My notes from the DevOps Handbook

by Gene Kim, Jez Humble, Patrick Debois, John Willis

Use telemetry to guide problem solving

Telemetry enables us to use the scientific method to formulate hypotheses about what is causing a particular problem and what is required to solve it.

Enable creation of production metrics as part of daily work

Enable everyone to create metrics in their daily work that can be easily created, displayed, and analyzed. Create infrastructure and libraries to make it easy for anyone in dev or ops to create telemetry. In the ideal, it should be as easy as writing one line of code to create a new metric that shows up in a common dashboard where everyone in the value stream can see it.

StatsD can generate timers and counters with one line of code.

When we generate graphs of our telemetry, we will also overlay onto them when production changes occur.

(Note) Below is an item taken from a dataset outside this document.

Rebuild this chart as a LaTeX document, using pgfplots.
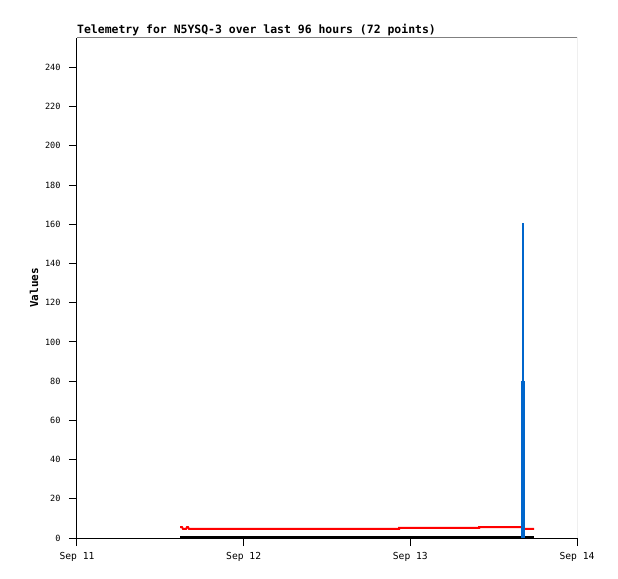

By generating production telemetry as part of our daily work, we create an ever improving capability to not only see problems as they occur, but also to design our work so that problems in design and operations can be revealed, allowing an increasing number of metrics to be tracked, as we saw in the Etsy case study.

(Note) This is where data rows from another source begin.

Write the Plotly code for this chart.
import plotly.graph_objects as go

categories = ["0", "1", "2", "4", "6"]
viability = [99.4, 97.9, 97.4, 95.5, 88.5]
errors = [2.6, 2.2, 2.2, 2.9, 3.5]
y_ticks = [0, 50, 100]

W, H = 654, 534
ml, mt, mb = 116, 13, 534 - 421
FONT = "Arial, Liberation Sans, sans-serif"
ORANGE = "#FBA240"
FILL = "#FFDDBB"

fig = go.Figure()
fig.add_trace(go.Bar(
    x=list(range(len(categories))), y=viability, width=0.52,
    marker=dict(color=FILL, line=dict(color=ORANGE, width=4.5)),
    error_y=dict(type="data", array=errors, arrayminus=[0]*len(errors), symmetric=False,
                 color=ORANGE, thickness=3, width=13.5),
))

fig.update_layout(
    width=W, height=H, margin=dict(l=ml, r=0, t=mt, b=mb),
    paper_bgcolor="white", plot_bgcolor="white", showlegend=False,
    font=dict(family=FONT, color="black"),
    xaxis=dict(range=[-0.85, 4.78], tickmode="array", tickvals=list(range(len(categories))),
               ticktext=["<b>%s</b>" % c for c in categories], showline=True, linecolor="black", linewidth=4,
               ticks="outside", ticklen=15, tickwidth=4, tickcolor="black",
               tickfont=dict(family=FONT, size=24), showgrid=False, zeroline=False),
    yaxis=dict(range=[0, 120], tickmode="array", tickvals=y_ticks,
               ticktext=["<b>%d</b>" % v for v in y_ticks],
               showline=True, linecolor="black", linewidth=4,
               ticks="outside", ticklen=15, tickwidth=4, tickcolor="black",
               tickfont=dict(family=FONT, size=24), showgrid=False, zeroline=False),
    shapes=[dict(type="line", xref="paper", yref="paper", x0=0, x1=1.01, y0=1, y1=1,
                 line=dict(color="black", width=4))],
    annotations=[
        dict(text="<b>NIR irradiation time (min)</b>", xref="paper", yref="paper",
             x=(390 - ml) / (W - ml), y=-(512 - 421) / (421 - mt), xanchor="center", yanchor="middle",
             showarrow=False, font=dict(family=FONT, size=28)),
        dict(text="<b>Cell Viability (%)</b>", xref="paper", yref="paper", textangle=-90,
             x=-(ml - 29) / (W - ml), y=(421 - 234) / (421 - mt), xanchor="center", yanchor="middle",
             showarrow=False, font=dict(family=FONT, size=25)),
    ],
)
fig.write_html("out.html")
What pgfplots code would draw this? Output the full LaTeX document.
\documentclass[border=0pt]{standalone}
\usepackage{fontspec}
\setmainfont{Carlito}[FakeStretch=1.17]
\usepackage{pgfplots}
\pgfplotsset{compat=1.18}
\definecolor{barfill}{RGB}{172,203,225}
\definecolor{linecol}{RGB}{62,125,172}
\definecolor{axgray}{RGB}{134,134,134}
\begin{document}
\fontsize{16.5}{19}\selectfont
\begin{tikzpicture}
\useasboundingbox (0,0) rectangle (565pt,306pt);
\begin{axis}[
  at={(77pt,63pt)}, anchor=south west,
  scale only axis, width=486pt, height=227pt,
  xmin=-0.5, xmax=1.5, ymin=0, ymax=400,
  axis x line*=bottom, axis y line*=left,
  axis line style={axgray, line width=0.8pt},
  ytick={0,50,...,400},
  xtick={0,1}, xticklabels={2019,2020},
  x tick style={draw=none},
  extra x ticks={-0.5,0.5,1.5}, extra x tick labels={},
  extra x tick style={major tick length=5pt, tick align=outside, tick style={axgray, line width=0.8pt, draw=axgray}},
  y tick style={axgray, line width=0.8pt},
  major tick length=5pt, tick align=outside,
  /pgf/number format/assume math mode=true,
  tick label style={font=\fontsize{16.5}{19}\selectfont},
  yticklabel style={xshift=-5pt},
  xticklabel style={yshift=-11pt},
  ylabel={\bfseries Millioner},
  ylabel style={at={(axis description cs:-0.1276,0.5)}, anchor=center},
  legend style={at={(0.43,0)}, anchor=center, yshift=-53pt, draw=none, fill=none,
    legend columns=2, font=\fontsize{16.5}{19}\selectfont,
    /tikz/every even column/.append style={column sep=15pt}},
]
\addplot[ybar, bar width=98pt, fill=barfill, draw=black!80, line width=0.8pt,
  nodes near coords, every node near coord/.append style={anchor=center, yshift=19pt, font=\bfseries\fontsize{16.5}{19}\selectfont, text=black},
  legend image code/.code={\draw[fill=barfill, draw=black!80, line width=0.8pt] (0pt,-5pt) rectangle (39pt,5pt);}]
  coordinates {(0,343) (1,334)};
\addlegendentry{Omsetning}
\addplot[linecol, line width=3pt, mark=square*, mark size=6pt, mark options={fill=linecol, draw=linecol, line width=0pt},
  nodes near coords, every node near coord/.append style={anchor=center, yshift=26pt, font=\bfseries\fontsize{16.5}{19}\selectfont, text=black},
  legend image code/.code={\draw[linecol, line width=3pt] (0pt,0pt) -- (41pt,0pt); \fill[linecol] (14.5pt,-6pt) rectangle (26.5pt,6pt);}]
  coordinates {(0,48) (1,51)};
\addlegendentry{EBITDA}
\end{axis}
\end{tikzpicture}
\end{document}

Create self-service access to telemetry and information radiators

Ensure that anyone who wants information about any of the services running in can get it without production systems access or privileged account, or having to open a ticket and wait for a few days to get a graph.

Make production telemetry highly visible.

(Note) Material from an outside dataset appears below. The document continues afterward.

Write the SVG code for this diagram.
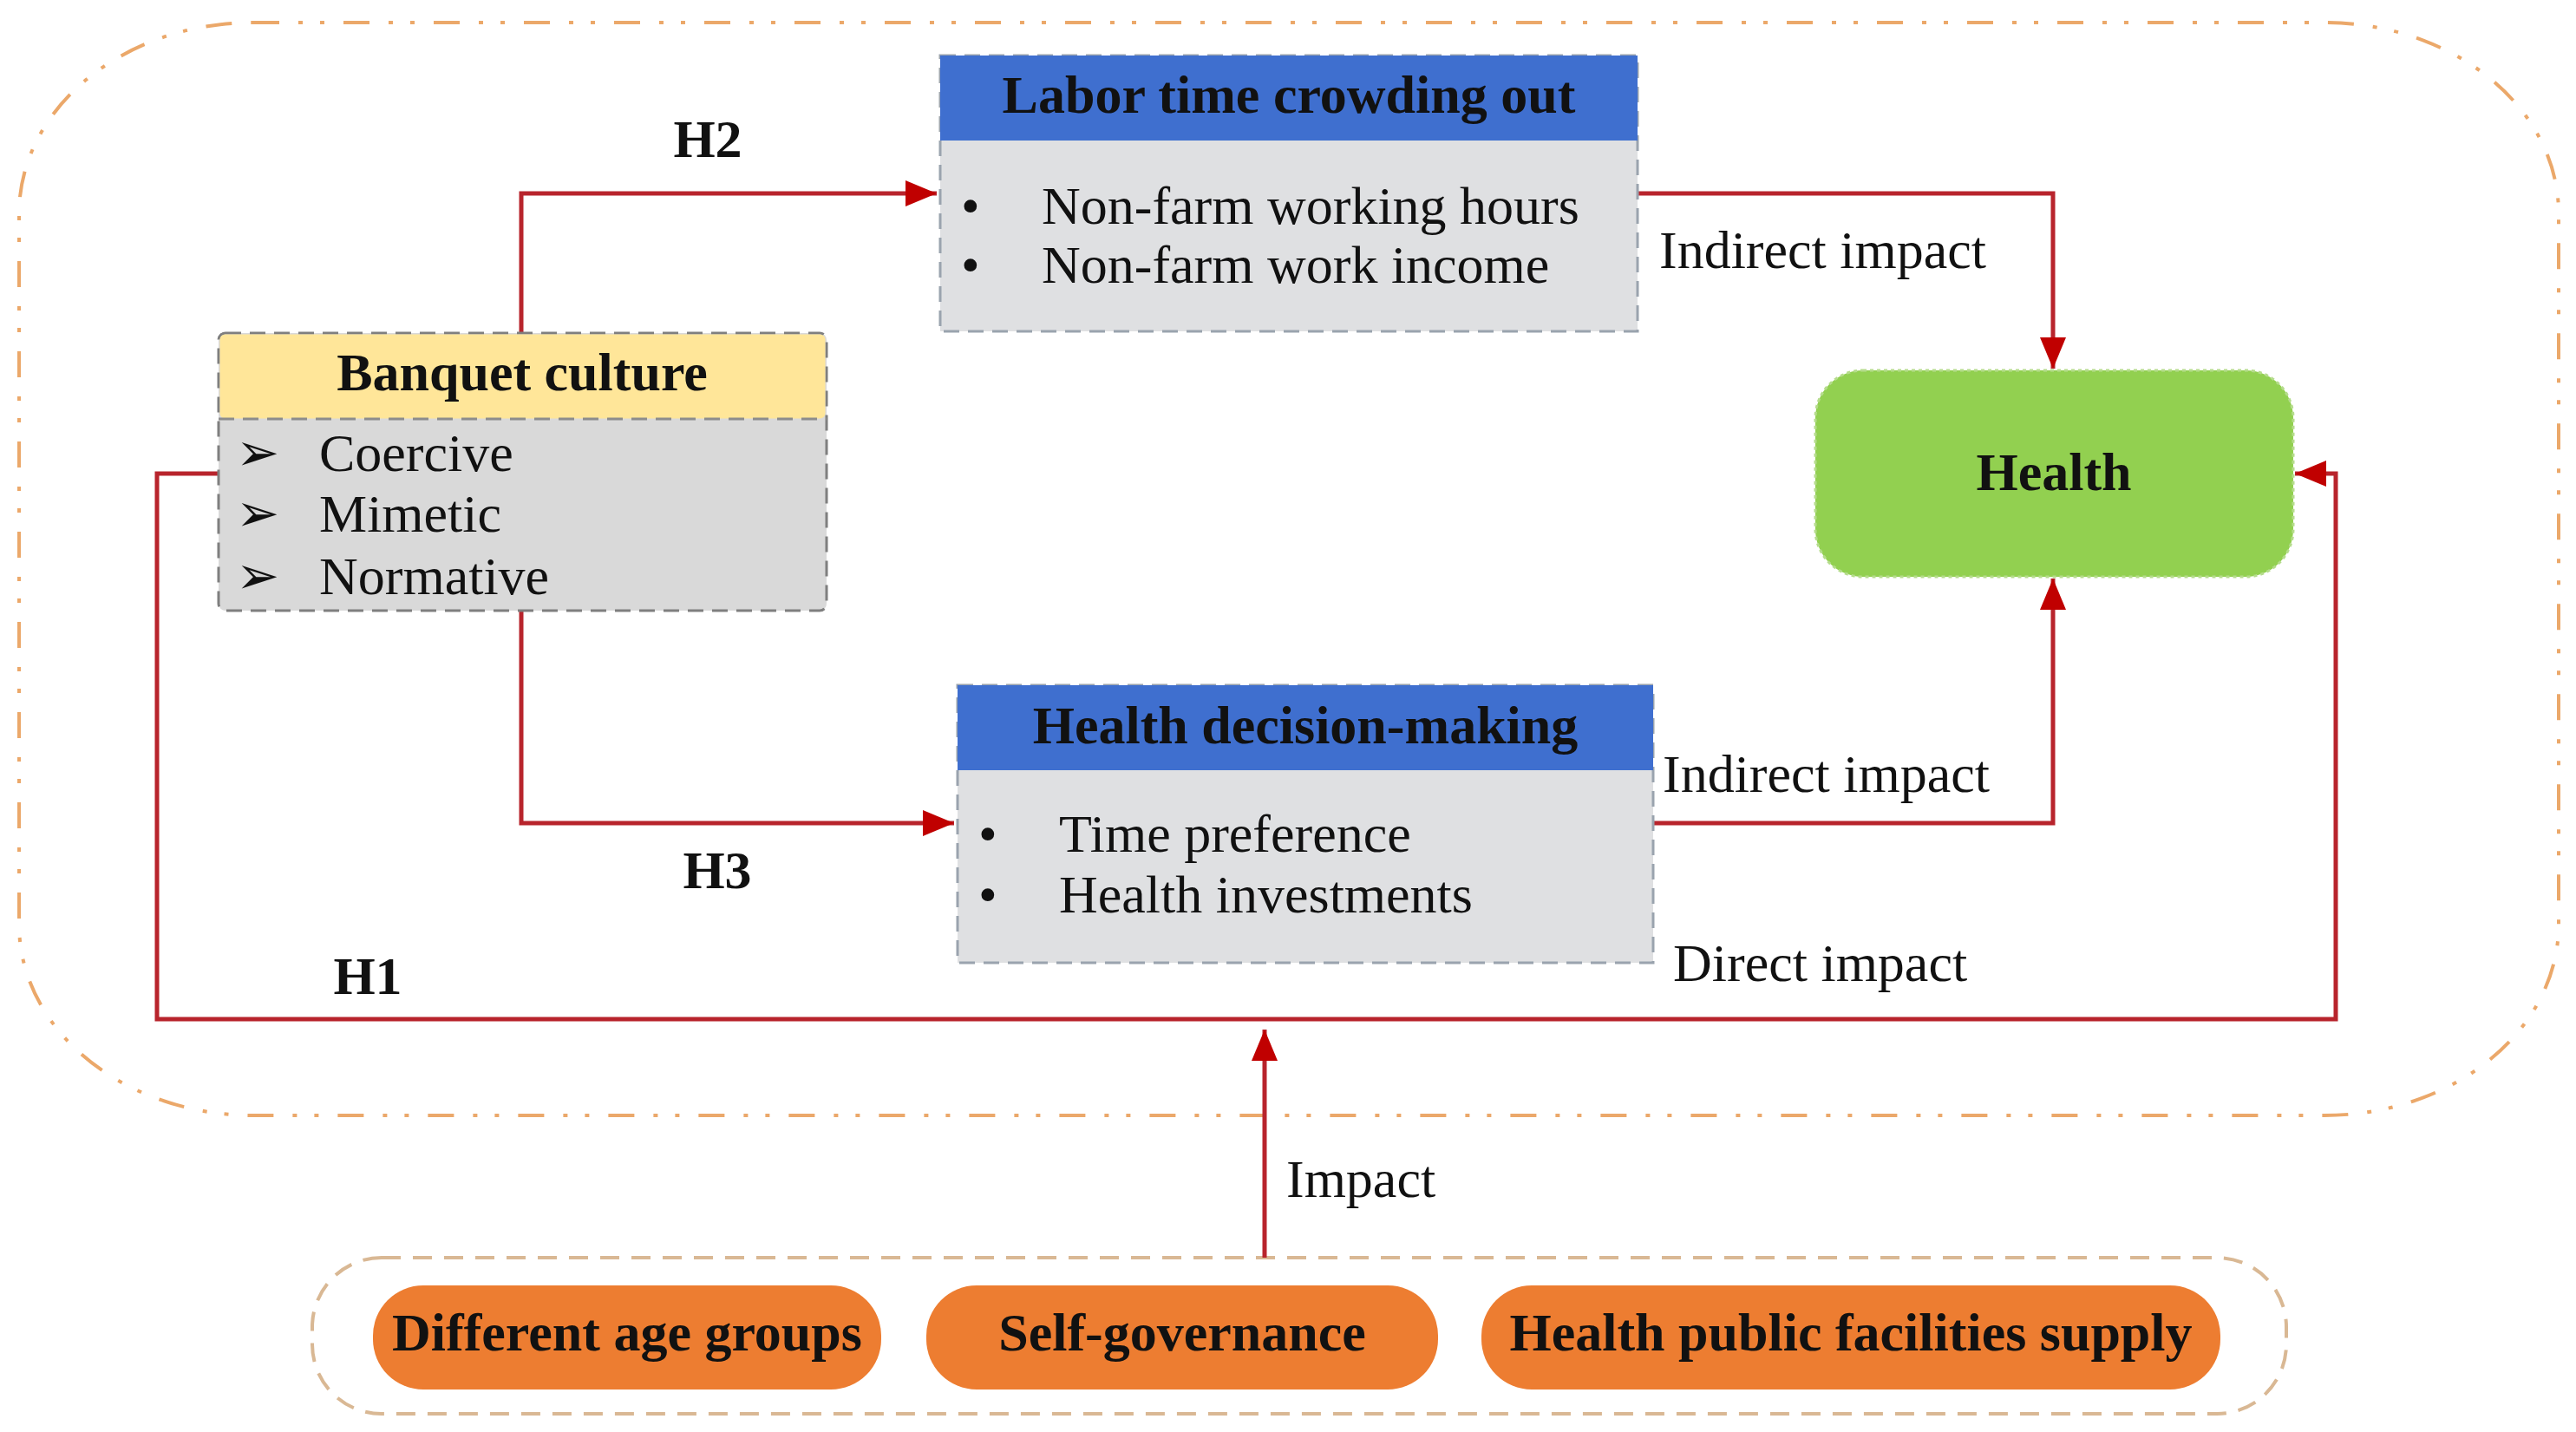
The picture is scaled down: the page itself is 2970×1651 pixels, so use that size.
<svg xmlns="http://www.w3.org/2000/svg" width="2970" height="1651" viewBox="0 0 2970 1651">
<style>
  text { font-family: "Liberation Serif", "Times New Roman", serif; fill: #111; }
  .t { font-size: 62px; }
  .b { font-size: 62px; font-weight: bold; }
  .c { text-anchor: middle; }
  .conn { fill: none; stroke: #B8242C; stroke-width: 5; }
  .hdrBlue { fill: #3F6FCF; }
  .bodyGray { fill: #DFE0E2; stroke: #9AA3AE; stroke-width: 3; stroke-dasharray: 18 10; }
  .pill { fill: #ED7D31; }
  .sym { font-family: "DejaVu Sans", sans-serif; font-size: 60px; }
</style>
<defs>
  <marker id="arr" markerUnits="userSpaceOnUse" markerWidth="40" markerHeight="32" refX="36" refY="15" orient="auto">
    <path d="M0,0 L36,15 L0,30 z" fill="#C00000"/>
  </marker>
</defs>

<rect width="2970" height="1651" fill="#FFFFFF"/>

<!-- outer dash-dot boundary -->
<rect x="22" y="26" width="2928" height="1260" rx="270" ry="220" fill="none" stroke="#EBA86A" stroke-width="4" stroke-dasharray="30 22 5 20 5 22"/>

<!-- bottom group boundary -->
<rect x="360" y="1450" width="2276" height="180" rx="80" ry="80" fill="none" stroke="#D9B894" stroke-width="4" stroke-dasharray="22 14"/>

<g id="connectors">
  <!-- H2 -->
  <polyline class="conn" points="601,384 601,223 1080,223" marker-end="url(#arr)"/>
  <!-- H3 -->
  <polyline class="conn" points="601,705 601,949 1100,949" marker-end="url(#arr)"/>
  <!-- Labor -> Health -->
  <polyline class="conn" points="1888,223 2367,223 2367,425" marker-end="url(#arr)"/>
  <!-- HDM -> Health -->
  <polyline class="conn" points="1907,949 2367,949 2367,667" marker-end="url(#arr)"/>
  <!-- H1 direct -->
  <polyline class="conn" points="252,546 181,546 181,1175 2693,1175 2693,546 2646,546" marker-end="url(#arr)"/>
  <!-- Impact -->
  <line class="conn" x1="1458" y1="1450" x2="1458" y2="1187" stroke-width="4" marker-end="url(#arr)"/>
</g>

<!-- connector labels -->
<text class="b c" x="816" y="181">H2</text>
<text class="b c" x="827" y="1024">H3</text>
<text class="b c" x="424" y="1146">H1</text>
<text class="t" x="1913" y="309">Indirect impact</text>
<text class="t" x="1917" y="913">Indirect impact</text>
<text class="t" x="1929" y="1131">Direct impact</text>
<text class="t" x="1483" y="1380">Impact</text>

<g id="banquet">
  <rect x="252" y="384" width="701" height="320" rx="8" fill="#D9D9D9" stroke="#7F7F7F" stroke-width="3" stroke-dasharray="18 10"/>
  <rect x="253.5" y="385.5" width="698" height="97" rx="6" fill="#FFE699"/>
  <line x1="252" y1="483" x2="953" y2="483" stroke="#8C8C8C" stroke-width="3" stroke-dasharray="18 10"/>
  <text class="b c" x="602" y="450">Banquet culture</text>
  <text class="sym" x="272" y="542">➢</text>
  <text class="t" x="368" y="543">Coercive</text>
  <text class="sym" x="272" y="612">➢</text>
  <text class="t" x="368" y="613">Mimetic</text>
  <text class="sym" x="272" y="684">➢</text>
  <text class="t" x="368" y="685">Normative</text>
</g>

<g id="labor">
  <rect class="bodyGray" x="1084" y="64" width="804" height="318"/>
  <rect class="hdrBlue" x="1084" y="64" width="804" height="98"/>
  <text class="b c" x="1486" y="130">Labor time crowding out</text>
  <text class="t" x="1108" y="258">•</text>
  <text class="t" x="1201" y="258">Non-farm working hours</text>
  <text class="t" x="1108" y="326">•</text>
  <text class="t" x="1201" y="326">Non-farm work income</text>
</g>

<g id="health-decision">
  <rect class="bodyGray" x="1104" y="790" width="802" height="320"/>
  <rect class="hdrBlue" x="1104" y="790" width="802" height="98"/>
  <text class="b c" x="1505" y="857">Health decision-making</text>
  <text class="t" x="1128" y="982">•</text>
  <text class="t" x="1221" y="982">Time preference</text>
  <text class="t" x="1128" y="1052">•</text>
  <text class="t" x="1221" y="1052">Health investments</text>
</g>

<g id="health">
  <rect x="2093" y="427" width="551" height="238" rx="55" ry="55" fill="#92D050" stroke="#B5DC8C" stroke-width="3" stroke-dasharray="4 4"/>
  <text class="b c" x="2368" y="565">Health</text>
</g>

<g id="age-groups">
  <rect class="pill" x="430" y="1482" width="586" height="120" rx="58" ry="58"/>
  <text class="b c" x="723" y="1557">Different age groups</text>
</g>
<g id="self-governance">
  <rect class="pill" x="1068" y="1482" width="590" height="120" rx="58" ry="58"/>
  <text class="b c" x="1363" y="1557">Self-governance</text>
</g>
<g id="public-facilities">
  <rect class="pill" x="1708" y="1482" width="852" height="120" rx="58" ry="58"/>
  <text class="b c" x="2134" y="1557">Health public facilities supply</text>
</g>
</svg>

Information radiator - the generic term for any number of handwritten or electronic displays which a team places in a highly visible location, so that all team members as well as passersby can see the latest information at a glance such as count of automated tests, velocity, incidents, CI status.

This demonstrates the following values:

We may also choose to broadcast this information to our internal customers or even our external customers via a publicly viewable status page.

Creating a simple dashboard should be a part of creating any new product or service - automated tests should confirm that both the service and dashboard are working correctly, helping both our customers and our ability to safely deploy.